Identify minimum height of 2.2% of tallest Men

In [4]:
men_mean = 175.5

men_sd = 7.4

min_tallest_men = 175.5 + 2 * 7.4

print(min_tallest_men)
190.3

Random 1000 Observations (Men)

In [5]:
mu, sigma = 175.5, 7.4 # mean and standard deviation
s = np.random.normal(mu, sigma, 1000)

Normal Distrinution (Men)

In [6]:
count, bins, ignored = plt.hist(s, 50, density=True)
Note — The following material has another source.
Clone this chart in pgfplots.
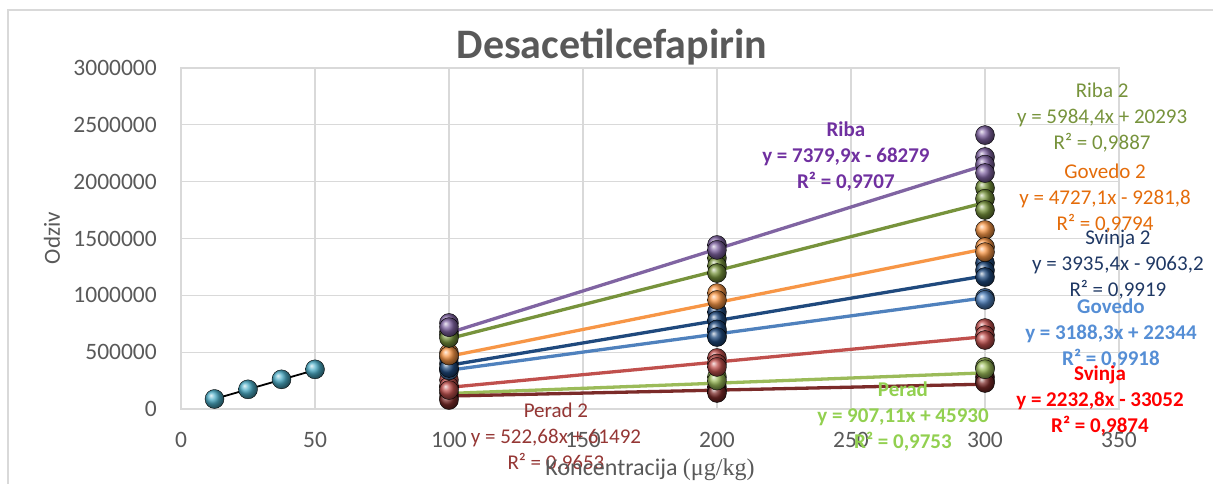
\documentclass[border=0pt]{standalone}
\usepackage{pgfplots}
\pgfplotsset{compat=1.18}
\usepackage{fontspec}
\setmainfont{Carlito}
\newfontfamily\seriffont{Liberation Serif}
\definecolor{cCyan}{HTML}{4BACC6}
\definecolor{cPurple}{HTML}{8064A2}
\definecolor{cOlive}{HTML}{77933C}
\definecolor{cOrange}{HTML}{F79646}
\definecolor{cDBlue}{HTML}{1F497D}
\definecolor{cBlue}{HTML}{4F81BD}
\definecolor{cRed}{HTML}{C0504D}
\definecolor{cLGreen}{HTML}{9BBB59}
\definecolor{cDRed}{HTML}{7B2B29}
\definecolor{tGrey}{HTML}{595959}
\definecolor{gridc}{HTML}{D9D9D9}
\definecolor{lRiba}{HTML}{7030A0}
\definecolor{lRiba2}{HTML}{77933C}
\definecolor{lGov2}{HTML}{E46C0A}
\definecolor{lSv2}{HTML}{1F3864}
\definecolor{lGov}{HTML}{558ED5}
\definecolor{lSv}{HTML}{FF0000}
\definecolor{lPer}{HTML}{92D050}
\definecolor{lPer2}{HTML}{953735}
\begin{document}
\begin{tikzpicture}
\path[use as bounding box] (0pt,0pt) rectangle (1213pt,484pt);
\draw[gridc, line width=1.2pt] (8pt,-30pt) rectangle (1250pt,474pt);
\begin{axis}[
  at={(181pt,75pt)}, anchor=south west,
  scale only axis, width=938pt, height=341pt,
  xmin=0, xmax=350, ymin=0, ymax=3000000,
  xtick={0,50,...,350}, ytick={0,500000,1000000,1500000,2000000,2500000,3000000},
  grid=major, major grid style={gridc, line width=1.2pt},
  axis line style={gridc, line width=1.2pt},
  tick style={draw=none},
  scaled y ticks=false,
  /pgf/number format/fixed,
  /pgf/number format/1000 sep={},
  /pgf/number format/assume math mode=true,
  ticklabel style={font=\fontsize{23.5}{28}\selectfont, text=tGrey},
  xticklabel style={anchor=center, inner sep=0pt, yshift=-31pt},
  yticklabel style={anchor=east, inner sep=0pt, xshift=-24pt},
  clip=false,
  mark size=9.5pt,
]
% Cyan series
\addplot[only marks, mark=ball, mark options={ball color=cCyan}] coordinates {(12.5,88000) (25,173000) (37.5,261000) (50,349000)};
\addplot[black, line width=1.8pt] coordinates {(12.5,88000) (50,343000)};
% Perad 2
\addplot[only marks, mark=ball, mark options={ball color=cDRed}] coordinates {(100,141000) (100,100000) (100,79000) (200,194000) (200,160000) (200,141000) (300,282000) (300,250000) (300,229000)};
% Perad
\addplot[only marks, mark=ball, mark options={ball color=cLGreen}] coordinates {(100,194000) (200,282000) (200,250000) (300,370000) (300,350000)};
% Svinja
\addplot[only marks, mark=ball, mark options={ball color=cRed}] coordinates {(100,255000) (100,200000) (100,167000) (200,449000) (200,400000) (200,370000) (300,712000) (300,650000) (300,607000)};
% Govedo
\addplot[only marks, mark=ball, mark options={ball color=cBlue}] coordinates {(100,350000) (100,340000) (200,680000) (200,640000) (300,977000) (300,960000)};
% Svinja 2
\addplot[only marks, mark=ball, mark options={ball color=cDBlue}] coordinates {(100,449000) (100,400000) (100,361000) (200,853000) (200,780000) (200,700000) (200,633000) (300,1284000) (300,1220000) (300,1161000)};
% Govedo 2
\addplot[only marks, mark=ball, mark options={ball color=cOrange}] coordinates {(100,493000) (100,470000) (200,1020000) (200,959000) (300,1575000) (300,1425000) (300,1380000)};
% Riba 2
\addplot[only marks, mark=ball, mark options={ball color=cOlive}] coordinates {(100,677000) (100,650000) (100,625000) (200,1328000) (200,1260000) (200,1196000) (300,1944000) (300,1850000) (300,1751000)};
% Riba
\addplot[only marks, mark=ball, mark options={ball color=cPurple}] coordinates {(100,757000) (100,720000) (200,1443000) (200,1400000) (300,2410000) (300,2217000) (300,2150000) (300,2076000)};
% Trend lines
\addplot[cPurple, line width=3.3pt] coordinates {(100,669711) (300,2145691)};
\addplot[cOlive, line width=3.3pt] coordinates {(100,618733) (300,1815613)};
\addplot[cOrange, line width=3.3pt] coordinates {(100,463428) (300,1408848)};
\addplot[cDBlue, line width=3.3pt] coordinates {(100,384477) (300,1171557)};
\addplot[cBlue, line width=3.3pt] coordinates {(100,341174) (300,978834)};
\addplot[cRed, line width=3.3pt] coordinates {(100,190228) (300,636788)};
\addplot[cLGreen, line width=3.3pt] coordinates {(100,136641) (300,318063)};
\addplot[cDRed, line width=3.3pt] coordinates {(100,113760) (300,218296)};
% Labels
\begin{scope}[every node/.style={align=center, font=\fontsize{21}{26}\selectfont, inner sep=0pt}]
\node[text=lRiba, font=\fontsize{21}{26}\selectfont\bfseries] at (axis cs:248.1,2217000) {Riba\\y = 7379,9x - 68279\\R² = 0,9707};
\node[text=lRiba2] at (axis cs:343.7,2560000) {Riba 2\\y = 5984,4x + 20293\\R² = 0,9887};
\node[text=lGov2] at (axis cs:344.8,1848000) {Govedo 2\\y = 4727,1x - 9281,8\\R² = 0,9794};
\node[text=lSv2] at (axis cs:349.6,1267000) {Svinja 2\\y = 3935,4x - 9063,2\\R² = 0,9919};
\node[text=lGov, font=\fontsize{21}{26}\selectfont\bfseries] at (axis cs:347.0,660000) {Govedo\\y = 3188,3x + 22344\\R² = 0,9918};
\node[text=lSv, font=\fontsize{21}{26}\selectfont\bfseries] at (axis cs:342.9,70000) {Svinja\\y = 2232,8x - 33052\\R² = 0,9874};
\node[text=lPer, font=\fontsize{21}{26}\selectfont\bfseries] at (axis cs:269.4,-70000) {Perad\\y = 907,11x + 45930\\R² = 0,9753};
\node[text=lPer2] at (axis cs:139.9,-255000) {Perad 2\\y = 522,68x + 61492\\R² = 0,9653};
\end{scope}
\end{axis}
\node[font=\fontsize{42}{48}\selectfont\bfseries, text=tGrey, inner sep=0pt] at (612pt,437pt) {Desacetilcefapirin};
\node[font=\fontsize{23}{28}\selectfont, text=tGrey, rotate=90, inner sep=0pt] at (52pt,246pt) {Odziv};
\node[font=\fontsize{24}{28}\selectfont, text=tGrey, inner sep=0pt] at (650pt,14pt) {Koncentracija {\seriffont (μg/kg)}};
\end{tikzpicture}
\end{document}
plt.plot(bins, 1/(sigma * np.sqrt(2 * np.pi)) *
               np.exp( - (bins - mu)**2 / (2 * sigma**2) ),
         linewidth=2, color='r')

plt.title('Men')
plt.show()

Heights of Women

- A normal distribution of 1000 observations for heights of women in the US

- Identify minimum height of 2.2% of tallest women  

    - Check the bell curve:

        - 2.1% + 0.1% = 2.2% -> mean + 2 * standard_deviation

Identify minimum height of 2.2% of tallest women

In [7]:
women_mean = 161.8

women_sd = 6.9

min_tallest_women = 161.8 + 2 * 6.9

print(min_tallest_women)
175.60000000000002

Random 1000 Observations (Women)

In [8]:
mu, sigma = 161.8, 6.9 # mean and standard deviation
s = np.random.normal(mu, sigma, 1000)

Normal Distrinution (Women)

In [9]:
count, bins, ignored = plt.hist(s, 50, density=True)

plt.plot(bins, 1/(sigma * np.sqrt(2 * np.pi)) *
               np.exp( - (bins - mu)**2 / (2 * sigma**2) ),
         linewidth=2, color='r')

plt.title('Women')
plt.show()